## Exercise objective
Below are records; please write out exactly the lines from the first line through the line containing "1.08, 1.16, 1.25];", with no pictures.

☆ ☆ ☆ ☆

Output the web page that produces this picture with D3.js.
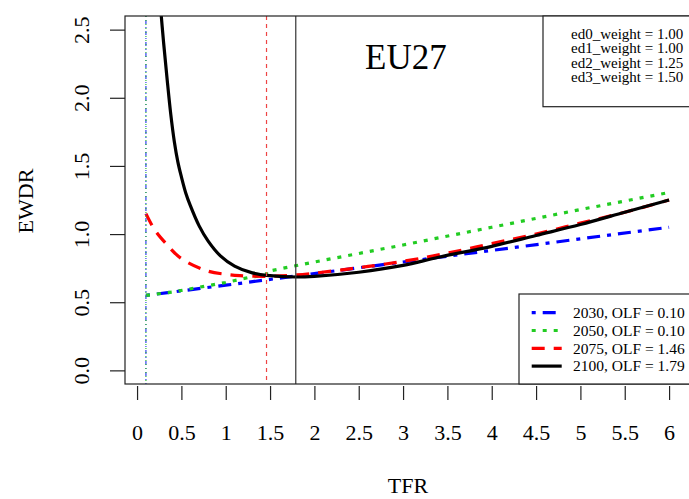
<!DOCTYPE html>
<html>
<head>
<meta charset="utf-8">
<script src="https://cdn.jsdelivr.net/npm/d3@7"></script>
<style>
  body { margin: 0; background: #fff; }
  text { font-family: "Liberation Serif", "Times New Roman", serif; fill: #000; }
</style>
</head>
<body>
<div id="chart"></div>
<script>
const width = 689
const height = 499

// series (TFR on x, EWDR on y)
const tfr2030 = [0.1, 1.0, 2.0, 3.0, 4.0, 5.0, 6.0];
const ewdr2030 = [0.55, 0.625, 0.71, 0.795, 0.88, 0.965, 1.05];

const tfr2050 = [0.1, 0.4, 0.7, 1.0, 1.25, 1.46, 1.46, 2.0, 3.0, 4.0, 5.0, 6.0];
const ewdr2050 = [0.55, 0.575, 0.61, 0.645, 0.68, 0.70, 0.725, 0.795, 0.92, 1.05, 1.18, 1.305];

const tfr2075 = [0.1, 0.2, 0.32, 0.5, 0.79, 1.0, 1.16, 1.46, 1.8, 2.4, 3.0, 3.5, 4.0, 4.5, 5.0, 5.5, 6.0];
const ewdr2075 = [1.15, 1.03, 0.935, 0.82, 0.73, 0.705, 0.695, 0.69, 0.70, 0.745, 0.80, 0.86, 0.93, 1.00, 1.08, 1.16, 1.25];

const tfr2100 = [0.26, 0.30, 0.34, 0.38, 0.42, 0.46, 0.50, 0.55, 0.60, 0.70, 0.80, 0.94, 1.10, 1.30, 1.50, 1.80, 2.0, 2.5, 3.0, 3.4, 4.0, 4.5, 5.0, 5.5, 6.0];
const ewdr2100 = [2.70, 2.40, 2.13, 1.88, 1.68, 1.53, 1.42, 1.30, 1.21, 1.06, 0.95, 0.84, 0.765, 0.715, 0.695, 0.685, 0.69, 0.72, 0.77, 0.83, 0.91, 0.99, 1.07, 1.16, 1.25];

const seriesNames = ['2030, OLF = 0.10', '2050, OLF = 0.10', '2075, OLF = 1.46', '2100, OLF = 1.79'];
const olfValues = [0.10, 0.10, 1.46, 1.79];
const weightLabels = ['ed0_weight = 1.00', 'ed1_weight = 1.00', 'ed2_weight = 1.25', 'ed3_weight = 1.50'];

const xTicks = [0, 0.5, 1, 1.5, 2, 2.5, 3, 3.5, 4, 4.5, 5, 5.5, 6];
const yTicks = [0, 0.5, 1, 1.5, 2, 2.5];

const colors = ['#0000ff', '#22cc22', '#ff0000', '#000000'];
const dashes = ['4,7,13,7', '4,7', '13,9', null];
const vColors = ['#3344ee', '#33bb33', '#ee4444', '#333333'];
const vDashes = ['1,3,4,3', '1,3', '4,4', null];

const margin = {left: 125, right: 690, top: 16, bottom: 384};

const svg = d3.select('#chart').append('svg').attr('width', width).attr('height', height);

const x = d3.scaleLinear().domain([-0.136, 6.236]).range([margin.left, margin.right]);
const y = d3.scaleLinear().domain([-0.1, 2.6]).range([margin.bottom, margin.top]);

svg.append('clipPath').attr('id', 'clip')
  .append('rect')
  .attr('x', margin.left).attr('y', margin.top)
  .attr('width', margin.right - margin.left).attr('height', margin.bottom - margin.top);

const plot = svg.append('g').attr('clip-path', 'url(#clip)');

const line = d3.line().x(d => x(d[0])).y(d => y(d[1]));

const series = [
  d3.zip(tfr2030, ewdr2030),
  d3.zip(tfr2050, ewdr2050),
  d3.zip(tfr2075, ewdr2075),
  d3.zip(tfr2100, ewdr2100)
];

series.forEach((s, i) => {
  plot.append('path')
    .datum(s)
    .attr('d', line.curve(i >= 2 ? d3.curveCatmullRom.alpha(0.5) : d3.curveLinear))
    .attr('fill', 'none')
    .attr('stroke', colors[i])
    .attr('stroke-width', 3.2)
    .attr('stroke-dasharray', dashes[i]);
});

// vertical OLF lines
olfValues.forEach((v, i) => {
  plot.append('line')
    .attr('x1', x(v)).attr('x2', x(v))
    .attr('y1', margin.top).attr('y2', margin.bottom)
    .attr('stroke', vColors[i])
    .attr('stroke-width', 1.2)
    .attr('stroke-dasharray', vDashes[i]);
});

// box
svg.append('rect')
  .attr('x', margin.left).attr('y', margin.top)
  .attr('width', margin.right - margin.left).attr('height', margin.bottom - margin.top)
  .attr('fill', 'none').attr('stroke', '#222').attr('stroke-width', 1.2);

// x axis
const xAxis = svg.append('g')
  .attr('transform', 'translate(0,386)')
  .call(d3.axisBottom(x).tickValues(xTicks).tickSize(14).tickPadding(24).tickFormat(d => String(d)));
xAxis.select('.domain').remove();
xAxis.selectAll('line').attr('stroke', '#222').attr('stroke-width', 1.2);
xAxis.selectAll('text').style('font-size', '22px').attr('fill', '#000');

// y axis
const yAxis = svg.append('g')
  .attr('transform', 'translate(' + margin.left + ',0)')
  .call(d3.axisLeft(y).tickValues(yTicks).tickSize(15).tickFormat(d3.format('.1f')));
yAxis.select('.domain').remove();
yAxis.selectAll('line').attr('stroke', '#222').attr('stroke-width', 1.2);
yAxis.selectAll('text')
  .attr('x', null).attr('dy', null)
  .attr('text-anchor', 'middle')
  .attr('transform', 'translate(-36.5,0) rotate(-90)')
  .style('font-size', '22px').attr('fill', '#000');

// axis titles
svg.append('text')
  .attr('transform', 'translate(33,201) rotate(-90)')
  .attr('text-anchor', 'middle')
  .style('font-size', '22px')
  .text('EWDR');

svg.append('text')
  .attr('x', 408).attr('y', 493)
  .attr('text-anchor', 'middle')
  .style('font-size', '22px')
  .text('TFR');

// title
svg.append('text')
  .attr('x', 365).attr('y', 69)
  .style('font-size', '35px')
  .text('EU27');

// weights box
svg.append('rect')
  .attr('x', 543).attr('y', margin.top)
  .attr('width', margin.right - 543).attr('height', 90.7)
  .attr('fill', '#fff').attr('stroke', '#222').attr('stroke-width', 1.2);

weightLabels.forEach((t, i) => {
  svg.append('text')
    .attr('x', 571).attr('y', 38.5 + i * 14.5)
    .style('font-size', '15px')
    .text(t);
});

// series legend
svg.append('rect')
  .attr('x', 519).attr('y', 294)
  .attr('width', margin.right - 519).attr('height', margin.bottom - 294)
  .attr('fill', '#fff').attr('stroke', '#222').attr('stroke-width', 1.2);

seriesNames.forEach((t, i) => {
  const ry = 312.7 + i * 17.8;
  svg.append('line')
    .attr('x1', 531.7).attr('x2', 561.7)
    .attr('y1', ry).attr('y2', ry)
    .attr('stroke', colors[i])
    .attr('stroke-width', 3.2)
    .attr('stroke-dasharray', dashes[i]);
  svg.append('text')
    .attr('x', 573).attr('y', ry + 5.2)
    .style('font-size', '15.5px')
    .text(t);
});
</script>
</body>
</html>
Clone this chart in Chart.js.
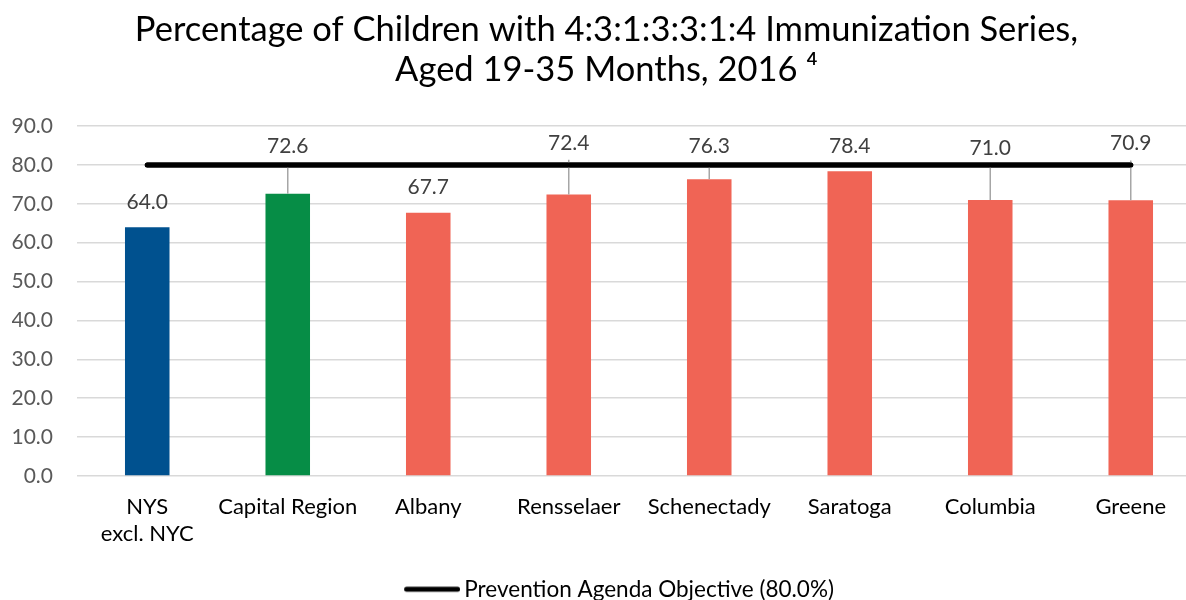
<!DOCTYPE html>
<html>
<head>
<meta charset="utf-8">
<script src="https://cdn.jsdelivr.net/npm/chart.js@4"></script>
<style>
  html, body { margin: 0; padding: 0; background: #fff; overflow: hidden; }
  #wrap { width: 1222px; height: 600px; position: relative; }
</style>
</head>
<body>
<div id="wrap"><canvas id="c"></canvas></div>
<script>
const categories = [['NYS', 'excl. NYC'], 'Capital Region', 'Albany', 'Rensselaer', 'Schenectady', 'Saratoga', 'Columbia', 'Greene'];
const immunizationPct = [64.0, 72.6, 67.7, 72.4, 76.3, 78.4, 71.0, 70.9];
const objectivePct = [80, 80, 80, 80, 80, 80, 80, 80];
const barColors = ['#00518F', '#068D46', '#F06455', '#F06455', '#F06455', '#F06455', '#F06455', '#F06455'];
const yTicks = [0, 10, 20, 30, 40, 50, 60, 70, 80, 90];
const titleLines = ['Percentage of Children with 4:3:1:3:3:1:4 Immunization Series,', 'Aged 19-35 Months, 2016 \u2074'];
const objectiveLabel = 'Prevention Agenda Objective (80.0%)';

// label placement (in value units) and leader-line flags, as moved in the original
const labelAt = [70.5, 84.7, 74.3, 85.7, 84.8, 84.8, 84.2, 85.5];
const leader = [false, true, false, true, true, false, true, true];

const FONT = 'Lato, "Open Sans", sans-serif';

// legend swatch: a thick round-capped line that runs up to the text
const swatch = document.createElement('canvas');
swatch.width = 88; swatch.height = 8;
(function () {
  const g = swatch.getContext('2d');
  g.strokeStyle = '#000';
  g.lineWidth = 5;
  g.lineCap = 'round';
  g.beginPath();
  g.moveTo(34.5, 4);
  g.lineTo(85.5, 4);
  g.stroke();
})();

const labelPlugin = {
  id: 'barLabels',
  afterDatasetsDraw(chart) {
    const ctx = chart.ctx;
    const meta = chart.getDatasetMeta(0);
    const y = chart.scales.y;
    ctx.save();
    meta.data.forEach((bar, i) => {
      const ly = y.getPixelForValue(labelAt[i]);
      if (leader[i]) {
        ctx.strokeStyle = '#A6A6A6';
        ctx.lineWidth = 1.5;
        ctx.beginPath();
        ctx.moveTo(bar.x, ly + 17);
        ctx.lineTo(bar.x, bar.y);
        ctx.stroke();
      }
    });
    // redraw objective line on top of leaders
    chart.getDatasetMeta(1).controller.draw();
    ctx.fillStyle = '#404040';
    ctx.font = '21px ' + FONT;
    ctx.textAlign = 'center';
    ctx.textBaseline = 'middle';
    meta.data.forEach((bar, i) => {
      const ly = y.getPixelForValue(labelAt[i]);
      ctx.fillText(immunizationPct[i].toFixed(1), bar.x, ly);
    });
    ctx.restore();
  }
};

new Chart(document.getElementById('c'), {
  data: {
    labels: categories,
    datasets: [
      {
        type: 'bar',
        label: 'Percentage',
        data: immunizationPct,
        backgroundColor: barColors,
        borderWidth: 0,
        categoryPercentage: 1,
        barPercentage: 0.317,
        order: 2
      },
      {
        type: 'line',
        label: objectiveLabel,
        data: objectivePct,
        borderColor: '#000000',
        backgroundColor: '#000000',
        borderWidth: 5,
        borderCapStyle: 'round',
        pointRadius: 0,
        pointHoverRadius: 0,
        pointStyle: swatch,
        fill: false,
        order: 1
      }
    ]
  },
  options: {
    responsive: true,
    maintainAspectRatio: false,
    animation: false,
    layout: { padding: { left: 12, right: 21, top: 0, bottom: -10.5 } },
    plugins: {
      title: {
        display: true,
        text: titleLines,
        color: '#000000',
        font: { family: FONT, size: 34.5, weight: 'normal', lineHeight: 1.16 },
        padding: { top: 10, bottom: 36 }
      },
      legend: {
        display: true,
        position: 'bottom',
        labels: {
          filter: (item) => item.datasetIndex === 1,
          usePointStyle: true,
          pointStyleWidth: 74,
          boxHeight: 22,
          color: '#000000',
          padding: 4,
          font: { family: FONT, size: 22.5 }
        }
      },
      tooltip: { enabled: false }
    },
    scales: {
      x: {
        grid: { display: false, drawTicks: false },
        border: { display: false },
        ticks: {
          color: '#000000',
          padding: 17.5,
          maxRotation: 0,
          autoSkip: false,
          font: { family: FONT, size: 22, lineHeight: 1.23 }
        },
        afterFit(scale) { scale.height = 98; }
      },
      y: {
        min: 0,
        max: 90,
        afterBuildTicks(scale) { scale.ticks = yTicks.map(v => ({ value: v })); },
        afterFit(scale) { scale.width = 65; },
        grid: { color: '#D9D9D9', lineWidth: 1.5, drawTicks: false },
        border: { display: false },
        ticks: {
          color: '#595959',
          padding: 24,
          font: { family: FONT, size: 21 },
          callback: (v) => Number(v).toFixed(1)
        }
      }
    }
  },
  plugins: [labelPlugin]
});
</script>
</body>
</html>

☆ ☆ ☆ ☆

## Output of the exercise
Output the web page that produces this picture with D3.js.
<!DOCTYPE html>
<html>
<head>
<meta charset="utf-8">
<script src="https://cdn.jsdelivr.net/npm/d3@7"></script>
<style>
  body { margin: 0; background: #fff; }
  text { font-family: "Liberation Serif", "Times New Roman", serif; fill: #000; }
</style>
</head>
<body>
<div id="chart"></div>
<script>
const width = 689
const height = 499

// series (TFR on x, EWDR on y)
const tfr2030 = [0.1, 1.0, 2.0, 3.0, 4.0, 5.0, 6.0];
const ewdr2030 = [0.55, 0.625, 0.71, 0.795, 0.88, 0.965, 1.05];

const tfr2050 = [0.1, 0.4, 0.7, 1.0, 1.25, 1.46, 1.46, 2.0, 3.0, 4.0, 5.0, 6.0];
const ewdr2050 = [0.55, 0.575, 0.61, 0.645, 0.68, 0.70, 0.725, 0.795, 0.92, 1.05, 1.18, 1.305];

const tfr2075 = [0.1, 0.2, 0.32, 0.5, 0.79, 1.0, 1.16, 1.46, 1.8, 2.4, 3.0, 3.5, 4.0, 4.5, 5.0, 5.5, 6.0];
const ewdr2075 = [1.15, 1.03, 0.935, 0.82, 0.73, 0.705, 0.695, 0.69, 0.70, 0.745, 0.80, 0.86, 0.93, 1.00, 1.08, 1.16, 1.25];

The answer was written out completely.